A new light flashes, a green one. The ship’s open communication system. I tune my suit’s comm link to the channel.

“Ada!” Rian roars, clenched fist on the porthole window.

“Sorry,” I say.

“What are you doing?” he says. “Why are you here? Why—”

Then his face goes slack with horror. He turns away from the comm sys in the wall, shouts something.

He thinks I’ve stolen the cryptex drive.

But I haven’t, and whatever response he gets from down the corridor confirms that. He whips back around to the porthole, staring through it like he wishes he could melt the carbonglass, reach through, and pull me back into the ship. Into his arms.

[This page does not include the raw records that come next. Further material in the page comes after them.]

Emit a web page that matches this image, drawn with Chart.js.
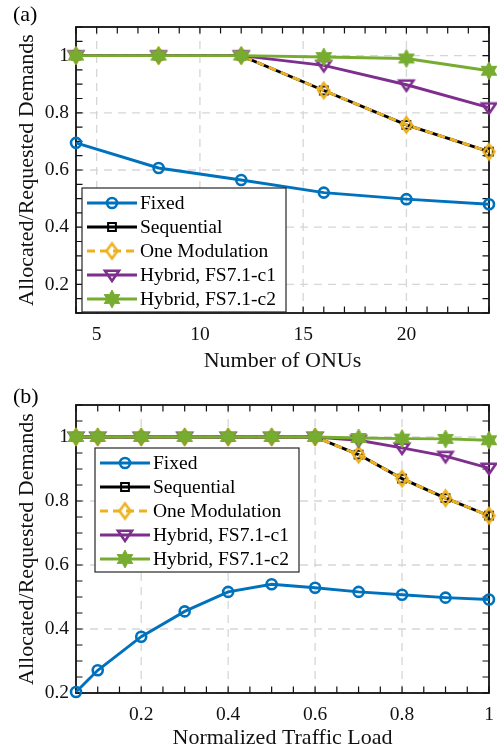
<!DOCTYPE html>
<html>
<head>
<meta charset="utf-8">
<script src="https://cdn.jsdelivr.net/npm/chart.js@4.4.0/dist/chart.umd.min.js"></script>
<style>
  body { margin: 0; background: #fff; }
  canvas { display: block; }
</style>
</head>
<body>
<canvas id="chartA" width="497" height="377"></canvas>
<canvas id="chartB" width="497" height="377"></canvas>
<script>
// Panel (a): demands vs number of ONUs
const onus = [4, 8, 12, 16, 20, 24];
const fixedA = [0.695, 0.607, 0.565, 0.521, 0.498, 0.480];
const sequentialA = [1, 1, 1, 0.878, 0.758, 0.664];
const oneModA = [1, 1, 1, 0.878, 0.758, 0.664];
const hybridC1A = [1, 1, 1, 0.966, 0.898, 0.818];
const hybridC2A = [1, 1, 1, 0.995, 0.990, 0.947];

// Panel (b): demands vs normalized traffic load
const loads = [0.05, 0.1, 0.2, 0.3, 0.4, 0.5, 0.6, 0.7, 0.8, 0.9, 1];
const fixedB = [0.203, 0.271, 0.376, 0.455, 0.516, 0.540, 0.529, 0.516, 0.507, 0.498, 0.492];
const sequentialB = [1, 1, 1, 1, 1, 1, 1, 0.945, 0.870, 0.809, 0.754];
const oneModB = [1, 1, 1, 1, 1, 1, 1, 0.945, 0.870, 0.809, 0.754];
const hybridC1B = [1, 1, 1, 1, 1, 1, 1, 0.990, 0.966, 0.940, 0.903];
const hybridC2B = [1, 1, 1, 1, 1, 1, 1, 0.997, 0.995, 0.994, 0.990];

const seriesNames = ['Fixed', 'Sequential', 'One Modulation', 'Hybrid, FS7.1-c1', 'Hybrid, FS7.1-c2'];

const xTicksA = [5, 10, 15, 20];
const xTicksB = [0.2, 0.4, 0.6, 0.8, 1];
const yTicks = [0.2, 0.4, 0.6, 0.8, 1];

const SERIF = '"Liberation Serif", "Times New Roman", serif';
const colors = ['#0072BD', '#000000', '#EDB120', '#7E2F8E', '#77AC30'];

// small canvases used as marker images
function polyMarker(w, h, pts, stroke, fill, lw) {
    const c = document.createElement('canvas');
    c.width = Math.ceil(w + lw * 2 + 2);
    c.height = Math.ceil(h + lw * 2 + 2);
    const g = c.getContext('2d');
    g.translate(c.width / 2, c.height / 2);
    g.beginPath();
    pts.forEach((p, i) => {
        const px = p[0] * w / 2, py = p[1] * h / 2;
        if (i === 0) g.moveTo(px, py); else g.lineTo(px, py);
    });
    g.closePath();
    g.lineJoin = 'miter';
    if (fill) { g.fillStyle = fill; g.fill(); }
    g.lineWidth = lw;
    g.strokeStyle = stroke;
    g.stroke();
    return c;
}

const diamondPts = [[0, -1], [1, 0], [0, 1], [-1, 0]];
const triDownPts = [[-1, -0.7], [1, -0.7], [0, 1]];
const hexPts = [];
for (let k = 0; k < 12; k++) {
    const a = -Math.PI / 2 + k * Math.PI / 6;
    const r = k % 2 === 0 ? 1 : 0.56;
    hexPts.push([Math.cos(a) * r, Math.sin(a) * r]);
}

const diamondImg = polyMarker(11, 15, diamondPts, colors[2], null, 2.6);
const triangleImg = polyMarker(14, 12, triDownPts, colors[3], null, 2.6);
const hexImg = polyMarker(18, 18, hexPts, colors[4], colors[4], 1);

function buildDatasets(fixed, seq, oneMod, c1, c2) {
    const values = [fixed, seq, oneMod, c1, c2];
    const styles = [
        { pointStyle: 'circle', pointRadius: 5, pointBorderWidth: 2.6 },
        { pointStyle: 'rect', pointRadius: 5.5, pointBorderWidth: 2 },
        { pointStyle: diamondImg, pointRadius: 7, pointBorderWidth: 0, borderDash: [8, 5] },
        { pointStyle: triangleImg, pointRadius: 7, pointBorderWidth: 0 },
        { pointStyle: hexImg, pointRadius: 8, pointBorderWidth: 0 }
    ];
    return values.map((vals, i) => Object.assign({
        label: seriesNames[i],
        data: vals,
        borderColor: colors[i],
        pointBorderColor: colors[i],
        pointBackgroundColor: 'rgba(0,0,0,0)',
        borderWidth: 2.9,
        tension: 0,
        clip: false,
        order: 5 - i
    }, styles[i]));
}

// grid, frame and inward ticks, MATLAB style
const framePlugin = {
    id: 'frame',
    beforeDatasetsDraw(chart, args, opts) {
        const { ctx, chartArea: a, scales: { x, y } } = chart;
        ctx.save();
        ctx.strokeStyle = '#d6d6d6';
        ctx.lineWidth = 1.3;
        ctx.setLineDash([8, 6]);
        opts.xTicks.forEach(v => {
            const px = x.getPixelForValue(v);
            ctx.beginPath(); ctx.moveTo(px, a.top); ctx.lineTo(px, a.bottom); ctx.stroke();
        });
        opts.yTicks.forEach(v => {
            const py = y.getPixelForValue(v);
            ctx.beginPath(); ctx.moveTo(a.left, py); ctx.lineTo(a.right, py); ctx.stroke();
        });
        ctx.setLineDash([]);
        ctx.strokeStyle = '#111';
        ctx.lineWidth = 1.2;
        const tl = 6.5;
        for (let v = x.min; v <= x.max + 1e-9; v += opts.xStep) {
            const px = x.getPixelForValue(v);
            ctx.beginPath();
            ctx.moveTo(px, a.bottom); ctx.lineTo(px, a.bottom - tl);
            ctx.moveTo(px, a.top); ctx.lineTo(px, a.top + tl);
            ctx.stroke();
        }
        for (let v = y.min; v <= y.max + 1e-9; v += opts.yStep) {
            const py = y.getPixelForValue(v);
            ctx.beginPath();
            ctx.moveTo(a.left, py); ctx.lineTo(a.left + tl, py);
            ctx.moveTo(a.right, py); ctx.lineTo(a.right - tl, py);
            ctx.stroke();
        }
        ctx.lineWidth = 1.8;
        ctx.strokeRect(a.left, a.top, a.right - a.left, a.bottom - a.top);
        ctx.fillStyle = '#000';
        ctx.font = '22px ' + SERIF;
        ctx.textBaseline = 'middle';
        ctx.fillText(opts.label, 13, opts.labelY);
        ctx.restore();
    }
};

// legend drawn inside the axes
const boxLegend = {
    id: 'boxLegend',
    afterDatasetsDraw(chart, args, opts) {
        const { ctx } = chart;
        const x0 = opts.left, y0 = opts.top;
        ctx.save();
        ctx.fillStyle = '#fff';
        ctx.fillRect(x0, y0, 204, 124);
        ctx.strokeStyle = '#262626';
        ctx.lineWidth = 1.2;
        ctx.strokeRect(x0, y0, 204, 124);
        chart.data.datasets.forEach((ds, i) => {
            const yy = y0 + 15 + i * 24;
            ctx.strokeStyle = ds.borderColor;
            ctx.lineWidth = ds.borderWidth;
            ctx.setLineDash(ds.borderDash || []);
            ctx.beginPath(); ctx.moveTo(x0 + 5, yy); ctx.lineTo(x0 + 55, yy); ctx.stroke();
            ctx.setLineDash([]);
            ctx.fillStyle = ds.pointBackgroundColor;
            ctx.strokeStyle = ds.pointBorderColor;
            ctx.lineWidth = ds.pointBorderWidth;
            Chart.helpers.drawPoint(ctx, {
                pointStyle: ds.pointStyle, radius: ds.pointRadius,
                rotation: 0, borderWidth: ds.pointBorderWidth
            }, x0 + 30, yy);
            ctx.fillStyle = '#000';
            ctx.font = '19.5px ' + SERIF;
            ctx.textBaseline = 'middle';
            ctx.fillText(ds.label, x0 + 58, yy + 1);
        });
        ctx.restore();
    }
};

function makeChart(id, cfg) {
    const tickFont = { family: SERIF, size: 19.5 };
    new Chart(document.getElementById(id), {
        type: 'line',
        data: { datasets: cfg.datasets },
        plugins: [framePlugin, boxLegend],
        options: {
            responsive: false,
            animation: false,
            devicePixelRatio: 1,
            layout: { padding: { left: 0, right: 5, top: cfg.top, bottom: 0 } },
            plugins: {
                legend: { display: false },
                tooltip: { enabled: false },
                frame: { xTicks: cfg.xTicks, yTicks: yTicks, xStep: cfg.xStep, yStep: 0.05, label: cfg.label, labelY: cfg.labelY },
                boxLegend: { left: cfg.legendLeft, top: cfg.legendTop }
            },
            scales: {
                x: {
                    type: 'linear',
                    min: cfg.xMin, max: cfg.xMax,
                    afterBuildTicks: s => { s.ticks = cfg.xTicks.map(v => ({ value: v })); },
                    afterFit: s => { s.height = cfg.xHeight; s.paddingLeft = 0; s.paddingRight = 0; },
                    grid: { display: false, drawTicks: false },
                    border: { display: false },
                    ticks: { font: tickFont, color: '#111', padding: 10, maxRotation: 0, autoSkip: false, callback: v => String(v) },
                    title: { display: true, text: cfg.xTitle, font: { family: SERIF, size: 22 }, color: '#111', padding: { top: 0, bottom: 3 } }
                },
                y: {
                    min: cfg.yMin, max: 1.1,
                    afterBuildTicks: s => { s.ticks = yTicks.map(v => ({ value: v })); },
                    afterFit: s => { s.width = 76; s.paddingTop = 0; s.paddingBottom = 0; },
                    grid: { display: false, drawTicks: false },
                    border: { display: false },
                    ticks: { font: tickFont, color: '#111', padding: 7, autoSkip: false, callback: v => String(v) },
                    title: { display: true, text: 'Allocated/Requested Demands', font: { family: SERIF, size: 22 }, color: '#111', padding: { top: 14, bottom: 0 } }
                }
            }
        }
    });
}

function toPoints(xs, ys) { return ys.map((v, i) => ({ x: xs[i], y: v })); }

const dsA = buildDatasets(fixedA, sequentialA, oneModA, hybridC1A, hybridC2A);
dsA.forEach(d => { d.data = toPoints(onus, d.data); });
makeChart('chartA', {
    datasets: dsA, top: 27, xHeight: 64, xMin: 4, xMax: 24, yMin: 0.1, xStep: 1,
    xTicks: xTicksA, xTitle: 'Number of ONUs', label: '(a)', labelY: 15,
    legendLeft: 82, legendTop: 188
});

const dsB = buildDatasets(fixedB, sequentialB, oneModB, hybridC1B, hybridC2B);
dsB.forEach(d => { d.data = toPoints(loads, d.data); });
makeChart('chartB', {
    datasets: dsB, top: 28, xHeight: 61, xMin: 0.05, xMax: 1, yMin: 0.2, xStep: 0.05,
    xTicks: xTicksB, xTitle: 'Normalized Traffic Load', label: '(b)', labelY: 20,
    legendLeft: 95, legendTop: 71
});
</script>
</body>
</html>
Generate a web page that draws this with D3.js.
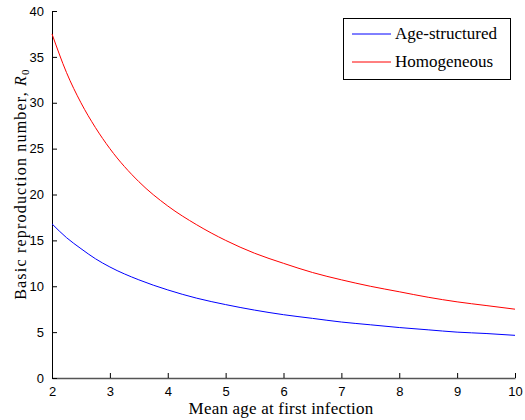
<!DOCTYPE html>
<html>
<head>
<meta charset="utf-8">
<script src="https://cdn.jsdelivr.net/npm/d3@7"></script>
<style>
  body { margin: 0; background: #fff; }
</style>
</head>
<body>
<div id="vis"></div>
<script>
// mean age at first infection (x) and R0
const ages = [2, 2.25, 2.5, 2.75, 3, 3.5, 4, 4.5, 5, 5.5, 6, 6.5, 7, 7.5, 8, 8.5, 9, 9.5, 10];
const ageStructured = [16.8, 15.3, 14.1, 13.0, 12.1, 10.7, 9.6, 8.7, 8.0, 7.4, 6.9, 6.5, 6.1, 5.8, 5.5, 5.25, 5.0, 4.85, 4.65];
const homogeneous = [37.5, 33.3, 30.0, 27.3, 25.0, 21.4, 18.75, 16.7, 15.0, 13.6, 12.5, 11.5, 10.7, 10.0, 9.4, 8.8, 8.3, 7.9, 7.5];
const xTicks = [2, 3, 4, 5, 6, 7, 8, 9, 10];
const yTicks = [0, 5, 10, 15, 20, 25, 30, 35, 40];
const seriesNames = ['Age-structured', 'Homogeneous'];
const seriesColors = ['#0000ff', '#ff0000'];

const width = 525;
const height = 420;
const margin = { top: 11, right: 10, bottom: 42, left: 52 };

const x = d3.scaleLinear()
    .domain([2, 10])
    .range([margin.left, width - margin.right]);

const y = d3.scaleLinear()
    .domain([0, 40])
    .range([height - margin.bottom, margin.top]);

const svg = d3.select('#vis')
    .append('svg')
    .attr('width', width)
    .attr('height', height);

const tickFont = 'Liberation Sans, Arial, sans-serif';
const serifFont = 'Liberation Serif, Times New Roman, serif';

// bottom axis, ticks point inward
const xAxis = svg.append('g')
    .attr('transform', `translate(0, ${height - margin.bottom})`)
    .call(d3.axisBottom(x).tickValues(xTicks).tickSizeInner(-5).tickSizeOuter(0).tickPadding(9).tickFormat(d3.format('d')));

const yAxis = svg.append('g')
    .attr('transform', `translate(${margin.left}, 0)`)
    .call(d3.axisLeft(y).tickValues(yTicks).tickSizeInner(-5).tickSizeOuter(0).tickPadding(8).tickFormat(d3.format('d')));

svg.selectAll('.tick text')
    .attr('font-family', tickFont)
    .attr('font-size', '13px')
    .attr('fill', '#000');

svg.selectAll('.domain, .tick line')
    .attr('stroke', '#000')
    .attr('stroke-width', 1);

xAxis.select('.domain').attr('stroke', '#555').attr('stroke-width', 1.6);

svg.append('text')
    .attr('x', 281)
    .attr('y', 414)
    .attr('text-anchor', 'middle')
    .attr('font-family', serifFont)
    .attr('font-size', '17px')
    .attr('letter-spacing', '0.2px')
    .text('Mean age at first infection');

const ylab = svg.append('text')
    .attr('transform', `translate(26, 184) rotate(-90)`)
    .attr('text-anchor', 'middle')
    .attr('font-family', serifFont)
    .attr('font-size', '16px')
    .attr('letter-spacing', '1.2px');
ylab.append('tspan').text('Basic reproduction number, ');
ylab.append('tspan').attr('font-style', 'italic').text('R');
ylab.append('tspan').attr('font-size', '11px').attr('dy', 3).text('0');

const line = d3.line()
    .x((d, i) => x(ages[i]))
    .y(d => y(d))
    .curve(d3.curveMonotoneX);

svg.selectAll('path.series')
    .data([ageStructured, homogeneous])
    .join('path')
    .attr('class', 'series')
    .attr('fill', 'none')
    .attr('stroke', (d, i) => seriesColors[i])
    .attr('stroke-width', 1)
    .attr('d', line);

// legend
const legend = svg.append('g')
    .attr('transform', 'translate(343, 18)');

legend.append('rect')
    .attr('x', 0.5)
    .attr('y', 0.5)
    .attr('width', 167)
    .attr('height', 61)
    .attr('fill', '#fff')
    .attr('stroke', '#000')
    .attr('stroke-width', 1);

const entries = legend.selectAll('g.entry')
    .data(seriesNames)
    .join('g')
    .attr('class', 'entry')
    .attr('transform', (d, i) => `translate(0, ${16 + i * 28})`);

entries.append('line')
    .attr('x1', 9)
    .attr('x2', 48)
    .attr('stroke', (d, i) => seriesColors[i])
    .attr('stroke-width', 1);

entries.append('text')
    .attr('x', 52)
    .attr('y', 5)
    .attr('font-family', serifFont)
    .attr('font-size', '17px')
    .text(d => d);
</script>
</body>
</html>
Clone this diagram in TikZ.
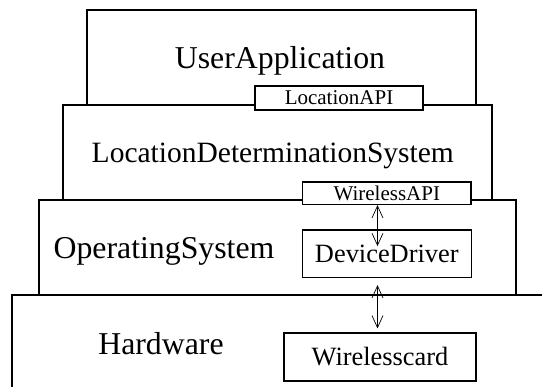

My stomach swoops. The gravity generator is shifting here in the airlock, prepping me for open space. According to the countdown, the depressurization is right on time. Forty-two seconds before the door opens and I step into the black of space.

“Sorry,” I say again. I almost mean it. Just not for the reasons he thinks.

“For what?” Rian’s voice is desperate. No one else is here. The others are probably at the shuttle still. It’s not even been a full ten minutes since I walked away. The captain probably raced to the bridge when Rian realized I had been telling them goodbye with my delaying tactic.

I never had to go to my room to get my data recorder. It has not left my suit’s outer pocket since I put it there just after Nandina gave it to me.

I’ve not answered Rian, but I know he’s ticking through the possibilities. I doubt Nandina told him I got a data recorder, and even if she did, my excuse of wanting to talk through my problems to myself was a decent one. He didn’t know the recorder was in my pocket the whole time yesterday.

The same pocket that held the cryptex drive.

I lean closer to the porthole window, watching his face as the truth settles on him. The gravity’s so low now that I’m floating. The air in this room is already gone; all my oxygen comes from my suit. Twenty-one seconds left. My helmet bumps against the window, and his eyes meet mine.

There’s nothing left to say, no time to say it.

His fist unclenches, the flat of his palm on the glass.

I had the data recorder in my pocket when I put the cryptex drive I rescued inside. My jetpack was never broken. As if something like lava would mess with jaxon jets. I’ve been telling them that my pack is good quality. It’s not my fault no one listened. I put the jetpack on standby and forced myself to do the excruciatingly slow climb up to give the drive time to copy its contents onto the data recorder. Everything I did while climbing up the rift was a delay tactic.

I never had to steal the cryptex drive. I just had to steal the information on it.

“But you don’t have the key,” he says.

The outer door opens. Behind me, there’s the wreckage of my ship, Glory , the hull breached. And there’s all of space and eternity, countless stars surrounded by the killing void.

In front of me is Rian.

“You’re asking the wrong question,” I say.

“Then what should I be asking?” His voice is raw, desperate.

And I think, He’s thinks he’s supposed to ask me to stay.

I sigh. He’s going to be so mad at himself for not figuring this out sooner.

I put my gloved hand over the window, my fingers lining up with his splayed hand on the other side of the glass.

“You need to ask why there were no bodies in the wreck,” I say. “Check with Magnusson. He saw the empty bridge. No harnesses strapped. No bodies. And when you go down and look at the cargo section...no bodies. None.”

And then I push away, floating out of the Halifax and into the black.